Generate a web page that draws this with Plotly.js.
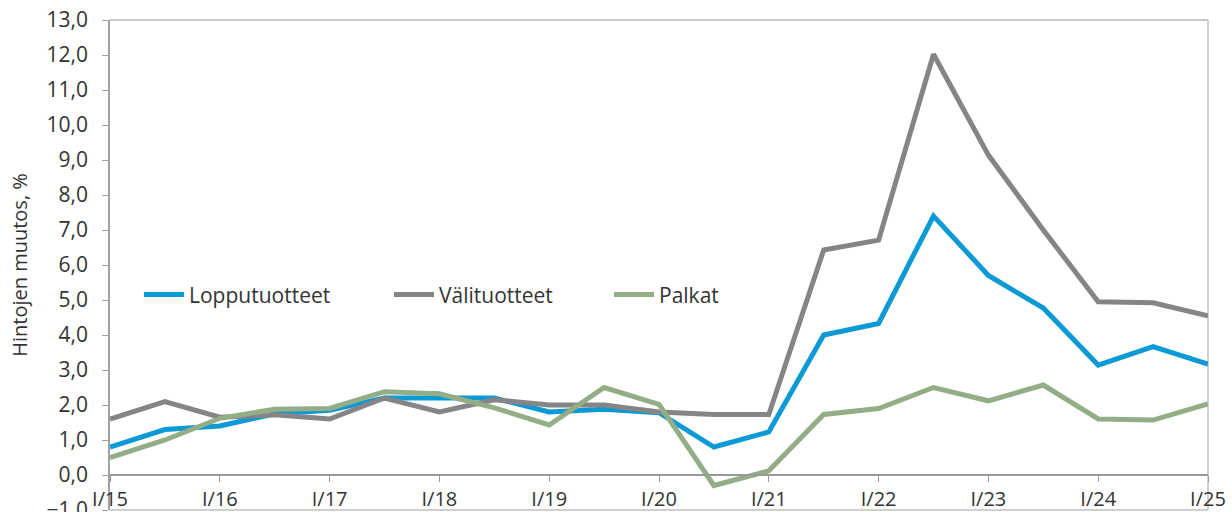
<!DOCTYPE html>
<html>
<head>
<meta charset="utf-8">
<script src="https://cdn.plot.ly/plotly-3.0.1.min.js"></script>
<style>html,body{margin:0;padding:0;background:#fff;}#chart{width:1232px;height:512px;}</style>
</head>
<body>
<div id="chart"></div>
<script>
// Half-year periods I/15 ... I/25
const periods = ["I/15","II/15","I/16","II/16","I/17","II/17","I/18","II/18","I/19","II/19","I/20","II/20","I/21","II/21","I/22","II/22","I/23","II/23","I/24","II/24","I/25"];
const tickLabels = ["I/15","I/16","I/17","I/18","I/19","I/20","I/21","I/22","I/23","I/24","I/25"];

const lopputuotteet = [0.8, 1.3, 1.4, 1.75, 1.85, 2.2, 2.2, 2.2, 1.8, 1.88, 1.78, 0.8, 1.23, 4.0, 4.33, 7.4, 5.7, 4.77, 3.14, 3.67, 3.17];
const valituotteet  = [1.6, 2.1, 1.65, 1.72, 1.6, 2.2, 1.8, 2.15, 2.0, 2.0, 1.8, 1.73, 1.73, 6.43, 6.71, 12.02, 9.14, 7.0, 4.95, 4.92, 4.55];
const palkat        = [0.5, 1.0, 1.62, 1.88, 1.9, 2.38, 2.32, 1.92, 1.43, 2.5, 2.02, -0.3, 0.12, 1.73, 1.9, 2.5, 2.12, 2.57, 1.6, 1.57, 2.03];

const seriesNames = ["Lopputuotteet", "Välituotteet", "Palkat"];
const seriesColors = ["#0b9ad6", "#858585", "#93ae87"];
const seriesValues = [lopputuotteet, valituotteet, palkat];
const legendIds = ["legend", "legend2", "legend3"];

const FONT = "'Open Sans', Lato, sans-serif";
const TXT = "#333333";

const traces = seriesValues.map((vals, i) => ({
  type: "scatter",
  mode: "lines",
  name: seriesNames[i],
  x: periods,
  y: vals,
  legend: legendIds[i],
  line: {color: seriesColors[i], width: 5},
  hoverinfo: "x+y+name"
}));

const tickVals = periods.filter(p => tickLabels.includes(p));

function legendAt(px) {
  return {
    orientation: "h",
    x: (px - 110) / 1098, xanchor: "left",
    y: 0.439, yanchor: "middle",
    font: {family: FONT, size: 21, color: TXT},
    bgcolor: "rgba(0,0,0,0)",
    borderwidth: 0,
    itemwidth: 40
  };
}

const layout = {
  width: 1232,
  height: 512,
  margin: {l: 110, r: 24, t: 20, b: 2},
  paper_bgcolor: "#ffffff",
  plot_bgcolor: "#ffffff",
  separators: ", ",
  font: {family: FONT, color: TXT, size: 20},
  showlegend: true,
  legend: legendAt(139),
  legend2: legendAt(389),
  legend3: legendAt(609),
  xaxis: {
    type: "category",
    range: [0, periods.length - 1],
    tickvals: tickVals,
    ticktext: tickLabels,
    ticks: "outside",
    ticklen: 6,
    tickcolor: "#999999",
    tickwidth: 1,
    showgrid: false,
    zeroline: false,
    showline: true,
    linecolor: "#999999",
    linewidth: 1.5,
    anchor: "free",
    position: 35/490,
    ticklabelstandoff: 0,
    tickfont: {family: FONT, size: 20, color: TXT},
    fixedrange: true
  },
  yaxis: {
    range: [-1, 13],
    dtick: 1,
    tick0: 0,
    tickformat: ".1f",
    ticks: "outside",
    ticklen: 6,
    tickcolor: "#a0a0a0",
    ticklabelstandoff: 10,
    ticklabeloverflow: "allow",
    showgrid: false,
    zeroline: false,
    showline: true,
    linecolor: "#a0a0a0",
    linewidth: 1.5,
    tickfont: {family: FONT, size: 21, color: TXT},
    title: {text: "Hintojen muutos, %", font: {family: FONT, size: 20, color: TXT}, standoff: 14},
    fixedrange: true
  },
  shapes: [
    {type: "line", xref: "paper", yref: "paper", x0: 0, x1: 1, y0: 1, y1: 1, line: {color: "#c8c8c8", width: 2}, layer: "below"},
    {type: "line", xref: "paper", yref: "paper", x0: 1, x1: 1, y0: 0, y1: 1, line: {color: "#c0c0c0", width: 1.5}, layer: "below"},
    {type: "line", xref: "paper", yref: "paper", x0: 0, x1: 1, y0: 0, y1: 0, line: {color: "#c0c0c0", width: 1.5}, layer: "below"}
  ]
};

Plotly.newPlot("chart", traces, layout, {displayModeBar: false});
</script>
</body>
</html>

- WORK INSTRUCTIONS
Transcribe all the lines above exactly, apart from the pictures.

- PROBLEM SOLUTION
Generate a web page that draws this with Plotly.js.
<!DOCTYPE html>
<html>
<head>
<meta charset="utf-8">
<script src="https://cdn.plot.ly/plotly-3.0.1.min.js"></script>
<style>html,body{margin:0;padding:0;background:#fff;}#chart{width:1232px;height:512px;}</style>
</head>
<body>
<div id="chart"></div>
<script>
// Half-year periods I/15 ... I/25
const periods = ["I/15","II/15","I/16","II/16","I/17","II/17","I/18","II/18","I/19","II/19","I/20","II/20","I/21","II/21","I/22","II/22","I/23","II/23","I/24","II/24","I/25"];
const tickLabels = ["I/15","I/16","I/17","I/18","I/19","I/20","I/21","I/22","I/23","I/24","I/25"];

const lopputuotteet = [0.8, 1.3, 1.4, 1.75, 1.85, 2.2, 2.2, 2.2, 1.8, 1.88, 1.78, 0.8, 1.23, 4.0, 4.33, 7.4, 5.7, 4.77, 3.14, 3.67, 3.17];
const valituotteet  = [1.6, 2.1, 1.65, 1.72, 1.6, 2.2, 1.8, 2.15, 2.0, 2.0, 1.8, 1.73, 1.73, 6.43, 6.71, 12.02, 9.14, 7.0, 4.95, 4.92, 4.55];
const palkat        = [0.5, 1.0, 1.62, 1.88, 1.9, 2.38, 2.32, 1.92, 1.43, 2.5, 2.02, -0.3, 0.12, 1.73, 1.9, 2.5, 2.12, 2.57, 1.6, 1.57, 2.03];

const seriesNames = ["Lopputuotteet", "Välituotteet", "Palkat"];
const seriesColors = ["#0b9ad6", "#858585", "#93ae87"];
const seriesValues = [lopputuotteet, valituotteet, palkat];
const legendIds = ["legend", "legend2", "legend3"];

const FONT = "'Open Sans', Lato, sans-serif";
const TXT = "#333333";

const traces = seriesValues.map((vals, i) => ({
  type: "scatter",
  mode: "lines",
  name: seriesNames[i],
  x: periods,
  y: vals,
  legend: legendIds[i],
  line: {color: seriesColors[i], width: 5},
  hoverinfo: "x+y+name"
}));

const tickVals = periods.filter(p => tickLabels.includes(p));

function legendAt(px) {
  return {
    orientation: "h",
    x: (px - 110) / 1098, xanchor: "left",
    y: 0.439, yanchor: "middle",
    font: {family: FONT, size: 21, color: TXT},
    bgcolor: "rgba(0,0,0,0)",
    borderwidth: 0,
    itemwidth: 40
  };
}

const layout = {
  width: 1232,
  height: 512,
  margin: {l: 110, r: 24, t: 20, b: 2},
  paper_bgcolor: "#ffffff",
  plot_bgcolor: "#ffffff",
  separators: ", ",
  font: {family: FONT, color: TXT, size: 20},
  showlegend: true,
  legend: legendAt(139),
  legend2: legendAt(389),
  legend3: legendAt(609),
  xaxis: {
    type: "category",
    range: [0, periods.length - 1],
    tickvals: tickVals,
    ticktext: tickLabels,
    ticks: "outside",
    ticklen: 6,
    tickcolor: "#999999",
    tickwidth: 1,
    showgrid: false,
    zeroline: false,
    showline: true,
    linecolor: "#999999",
    linewidth: 1.5,
    anchor: "free",
    position: 35/490,
    ticklabelstandoff: 0,
    tickfont: {family: FONT, size: 20, color: TXT},
    fixedrange: true
  },
  yaxis: {
    range: [-1, 13],
    dtick: 1,
    tick0: 0,
    tickformat: ".1f",
    ticks: "outside",
    ticklen: 6,
    tickcolor: "#a0a0a0",
    ticklabelstandoff: 10,
    ticklabeloverflow: "allow",
    showgrid: false,
    zeroline: false,
    showline: true,
    linecolor: "#a0a0a0",
    linewidth: 1.5,
    tickfont: {family: FONT, size: 21, color: TXT},
    title: {text: "Hintojen muutos, %", font: {family: FONT, size: 20, color: TXT}, standoff: 14},
    fixedrange: true
  },
  shapes: [
    {type: "line", xref: "paper", yref: "paper", x0: 0, x1: 1, y0: 1, y1: 1, line: {color: "#c8c8c8", width: 2}, layer: "below"},
    {type: "line", xref: "paper", yref: "paper", x0: 1, x1: 1, y0: 0, y1: 1, line: {color: "#c0c0c0", width: 1.5}, layer: "below"},
    {type: "line", xref: "paper", yref: "paper", x0: 0, x1: 1, y0: 0, y1: 0, line: {color: "#c0c0c0", width: 1.5}, layer: "below"}
  ]
};

Plotly.newPlot("chart", traces, layout, {displayModeBar: false});
</script>
</body>
</html>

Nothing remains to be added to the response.